__EXERCISE DETAILS__. Write the listing below out again exactly, dropping the images.

__MATERIAL__.
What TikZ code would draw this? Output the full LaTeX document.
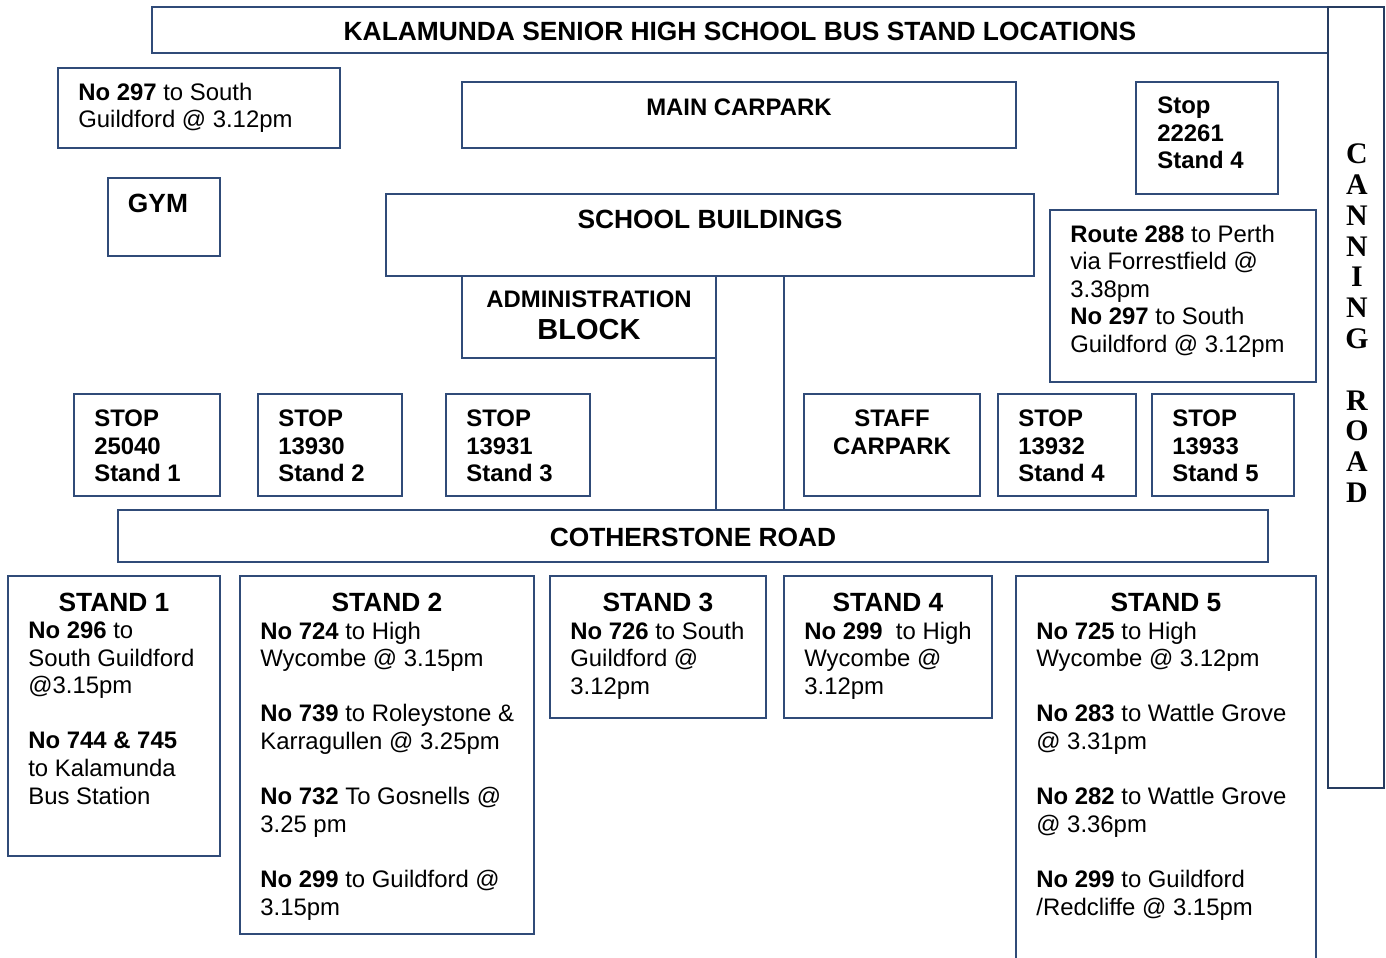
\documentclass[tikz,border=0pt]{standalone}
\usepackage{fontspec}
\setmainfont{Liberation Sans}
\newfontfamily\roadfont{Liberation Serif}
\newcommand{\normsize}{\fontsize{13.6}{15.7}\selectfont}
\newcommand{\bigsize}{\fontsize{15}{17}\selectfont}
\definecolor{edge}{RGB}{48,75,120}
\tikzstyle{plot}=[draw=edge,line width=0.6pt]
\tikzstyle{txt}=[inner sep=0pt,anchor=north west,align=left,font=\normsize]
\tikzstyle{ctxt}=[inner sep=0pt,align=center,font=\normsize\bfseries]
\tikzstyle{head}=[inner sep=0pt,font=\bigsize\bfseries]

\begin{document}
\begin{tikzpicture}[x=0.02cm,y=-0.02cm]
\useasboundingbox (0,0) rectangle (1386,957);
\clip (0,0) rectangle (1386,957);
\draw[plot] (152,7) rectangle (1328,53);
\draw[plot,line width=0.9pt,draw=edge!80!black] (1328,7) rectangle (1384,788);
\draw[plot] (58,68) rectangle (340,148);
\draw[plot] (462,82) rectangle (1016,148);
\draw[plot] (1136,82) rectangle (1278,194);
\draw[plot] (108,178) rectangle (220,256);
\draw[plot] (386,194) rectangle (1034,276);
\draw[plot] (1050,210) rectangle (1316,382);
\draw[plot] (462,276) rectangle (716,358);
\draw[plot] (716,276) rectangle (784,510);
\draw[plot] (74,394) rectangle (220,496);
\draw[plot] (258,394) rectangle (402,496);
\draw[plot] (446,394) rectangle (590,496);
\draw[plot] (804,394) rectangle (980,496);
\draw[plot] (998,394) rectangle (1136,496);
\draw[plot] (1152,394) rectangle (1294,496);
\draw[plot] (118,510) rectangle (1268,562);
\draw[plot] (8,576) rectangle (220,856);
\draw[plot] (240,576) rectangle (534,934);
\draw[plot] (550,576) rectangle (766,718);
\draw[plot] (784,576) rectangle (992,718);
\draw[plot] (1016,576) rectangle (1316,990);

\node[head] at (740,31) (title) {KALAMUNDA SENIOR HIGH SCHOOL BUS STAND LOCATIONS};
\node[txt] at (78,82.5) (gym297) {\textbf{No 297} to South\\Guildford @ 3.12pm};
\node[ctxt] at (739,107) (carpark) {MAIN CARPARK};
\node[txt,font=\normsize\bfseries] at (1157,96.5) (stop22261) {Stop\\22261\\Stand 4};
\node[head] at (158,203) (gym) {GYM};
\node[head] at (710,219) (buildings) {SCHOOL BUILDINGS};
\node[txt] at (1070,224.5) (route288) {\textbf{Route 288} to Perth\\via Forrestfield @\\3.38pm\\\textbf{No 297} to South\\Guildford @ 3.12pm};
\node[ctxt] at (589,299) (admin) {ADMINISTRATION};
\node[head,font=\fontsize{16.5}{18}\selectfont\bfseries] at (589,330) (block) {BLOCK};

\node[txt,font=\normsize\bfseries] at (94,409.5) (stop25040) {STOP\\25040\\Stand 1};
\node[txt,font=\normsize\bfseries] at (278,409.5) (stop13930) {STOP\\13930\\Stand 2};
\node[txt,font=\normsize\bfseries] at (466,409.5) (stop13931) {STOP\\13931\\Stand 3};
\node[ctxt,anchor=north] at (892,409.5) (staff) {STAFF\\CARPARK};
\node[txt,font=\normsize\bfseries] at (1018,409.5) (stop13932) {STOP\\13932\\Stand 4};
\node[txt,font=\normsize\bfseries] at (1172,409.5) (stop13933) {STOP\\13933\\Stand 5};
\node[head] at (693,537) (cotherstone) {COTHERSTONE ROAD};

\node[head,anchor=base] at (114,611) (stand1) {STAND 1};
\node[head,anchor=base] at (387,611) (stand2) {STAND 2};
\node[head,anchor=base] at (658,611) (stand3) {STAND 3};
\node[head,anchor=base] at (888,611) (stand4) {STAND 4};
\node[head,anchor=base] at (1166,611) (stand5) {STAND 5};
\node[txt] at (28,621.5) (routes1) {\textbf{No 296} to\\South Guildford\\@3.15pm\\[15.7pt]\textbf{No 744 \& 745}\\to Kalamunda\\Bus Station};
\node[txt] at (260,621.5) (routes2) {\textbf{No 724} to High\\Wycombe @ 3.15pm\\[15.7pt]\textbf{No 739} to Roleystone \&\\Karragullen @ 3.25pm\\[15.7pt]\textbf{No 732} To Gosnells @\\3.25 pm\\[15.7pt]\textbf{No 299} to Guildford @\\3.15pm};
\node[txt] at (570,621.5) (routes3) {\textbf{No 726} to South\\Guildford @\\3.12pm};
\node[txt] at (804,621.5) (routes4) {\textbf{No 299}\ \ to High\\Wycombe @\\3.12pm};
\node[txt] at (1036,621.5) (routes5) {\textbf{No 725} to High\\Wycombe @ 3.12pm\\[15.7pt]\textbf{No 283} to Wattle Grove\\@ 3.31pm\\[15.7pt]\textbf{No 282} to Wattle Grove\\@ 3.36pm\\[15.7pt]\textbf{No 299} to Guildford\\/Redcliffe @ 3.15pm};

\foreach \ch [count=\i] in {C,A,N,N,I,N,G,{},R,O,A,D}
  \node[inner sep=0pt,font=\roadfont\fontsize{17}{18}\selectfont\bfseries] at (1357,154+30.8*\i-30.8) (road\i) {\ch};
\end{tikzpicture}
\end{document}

__RESPONSE TO THIS TASK__.
What TikZ code would draw this? Output the full LaTeX document.
\documentclass[tikz,border=0pt]{standalone}
\usepackage{fontspec}
\setmainfont{Liberation Sans}
\newfontfamily\roadfont{Liberation Serif}
\newcommand{\normsize}{\fontsize{13.6}{15.7}\selectfont}
\newcommand{\bigsize}{\fontsize{15}{17}\selectfont}
\definecolor{edge}{RGB}{48,75,120}
\tikzstyle{plot}=[draw=edge,line width=0.6pt]
\tikzstyle{txt}=[inner sep=0pt,anchor=north west,align=left,font=\normsize]
\tikzstyle{ctxt}=[inner sep=0pt,align=center,font=\normsize\bfseries]
\tikzstyle{head}=[inner sep=0pt,font=\bigsize\bfseries]

\begin{document}
\begin{tikzpicture}[x=0.02cm,y=-0.02cm]
\useasboundingbox (0,0) rectangle (1386,957);
\clip (0,0) rectangle (1386,957);
\draw[plot] (152,7) rectangle (1328,53);
\draw[plot,line width=0.9pt,draw=edge!80!black] (1328,7) rectangle (1384,788);
\draw[plot] (58,68) rectangle (340,148);
\draw[plot] (462,82) rectangle (1016,148);
\draw[plot] (1136,82) rectangle (1278,194);
\draw[plot] (108,178) rectangle (220,256);
\draw[plot] (386,194) rectangle (1034,276);
\draw[plot] (1050,210) rectangle (1316,382);
\draw[plot] (462,276) rectangle (716,358);
\draw[plot] (716,276) rectangle (784,510);
\draw[plot] (74,394) rectangle (220,496);
\draw[plot] (258,394) rectangle (402,496);
\draw[plot] (446,394) rectangle (590,496);
\draw[plot] (804,394) rectangle (980,496);
\draw[plot] (998,394) rectangle (1136,496);
\draw[plot] (1152,394) rectangle (1294,496);
\draw[plot] (118,510) rectangle (1268,562);
\draw[plot] (8,576) rectangle (220,856);
\draw[plot] (240,576) rectangle (534,934);
\draw[plot] (550,576) rectangle (766,718);
\draw[plot] (784,576) rectangle (992,718);
\draw[plot] (1016,576) rectangle (1316,990);

\node[head] at (740,31) (title) {KALAMUNDA SENIOR HIGH SCHOOL BUS STAND LOCATIONS};
\node[txt] at (78,82.5) (gym297) {\textbf{No 297} to South\\Guildford @ 3.12pm};
\node[ctxt] at (739,107) (carpark) {MAIN CARPARK};
\node[txt,font=\normsize\bfseries] at (1157,96.5) (stop22261) {Stop\\22261\\Stand 4};
\node[head] at (158,203) (gym) {GYM};
\node[head] at (710,219) (buildings) {SCHOOL BUILDINGS};
\node[txt] at (1070,224.5) (route288) {\textbf{Route 288} to Perth\\via Forrestfield @\\3.38pm\\\textbf{No 297} to South\\Guildford @ 3.12pm};
\node[ctxt] at (589,299) (admin) {ADMINISTRATION};
\node[head,font=\fontsize{16.5}{18}\selectfont\bfseries] at (589,330) (block) {BLOCK};

\node[txt,font=\normsize\bfseries] at (94,409.5) (stop25040) {STOP\\25040\\Stand 1};
\node[txt,font=\normsize\bfseries] at (278,409.5) (stop13930) {STOP\\13930\\Stand 2};
\node[txt,font=\normsize\bfseries] at (466,409.5) (stop13931) {STOP\\13931\\Stand 3};
\node[ctxt,anchor=north] at (892,409.5) (staff) {STAFF\\CARPARK};
\node[txt,font=\normsize\bfseries] at (1018,409.5) (stop13932) {STOP\\13932\\Stand 4};
\node[txt,font=\normsize\bfseries] at (1172,409.5) (stop13933) {STOP\\13933\\Stand 5};
\node[head] at (693,537) (cotherstone) {COTHERSTONE ROAD};

\node[head,anchor=base] at (114,611) (stand1) {STAND 1};
\node[head,anchor=base] at (387,611) (stand2) {STAND 2};
\node[head,anchor=base] at (658,611) (stand3) {STAND 3};
\node[head,anchor=base] at (888,611) (stand4) {STAND 4};
\node[head,anchor=base] at (1166,611) (stand5) {STAND 5};
\node[txt] at (28,621.5) (routes1) {\textbf{No 296} to\\South Guildford\\@3.15pm\\[15.7pt]\textbf{No 744 \& 745}\\to Kalamunda\\Bus Station};
\node[txt] at (260,621.5) (routes2) {\textbf{No 724} to High\\Wycombe @ 3.15pm\\[15.7pt]\textbf{No 739} to Roleystone \&\\Karragullen @ 3.25pm\\[15.7pt]\textbf{No 732} To Gosnells @\\3.25 pm\\[15.7pt]\textbf{No 299} to Guildford @\\3.15pm};
\node[txt] at (570,621.5) (routes3) {\textbf{No 726} to South\\Guildford @\\3.12pm};
\node[txt] at (804,621.5) (routes4) {\textbf{No 299}\ \ to High\\Wycombe @\\3.12pm};
\node[txt] at (1036,621.5) (routes5) {\textbf{No 725} to High\\Wycombe @ 3.12pm\\[15.7pt]\textbf{No 283} to Wattle Grove\\@ 3.31pm\\[15.7pt]\textbf{No 282} to Wattle Grove\\@ 3.36pm\\[15.7pt]\textbf{No 299} to Guildford\\/Redcliffe @ 3.15pm};

\foreach \ch [count=\i] in {C,A,N,N,I,N,G,{},R,O,A,D}
  \node[inner sep=0pt,font=\roadfont\fontsize{17}{18}\selectfont\bfseries] at (1357,154+30.8*\i-30.8) (road\i) {\ch};
\end{tikzpicture}
\end{document}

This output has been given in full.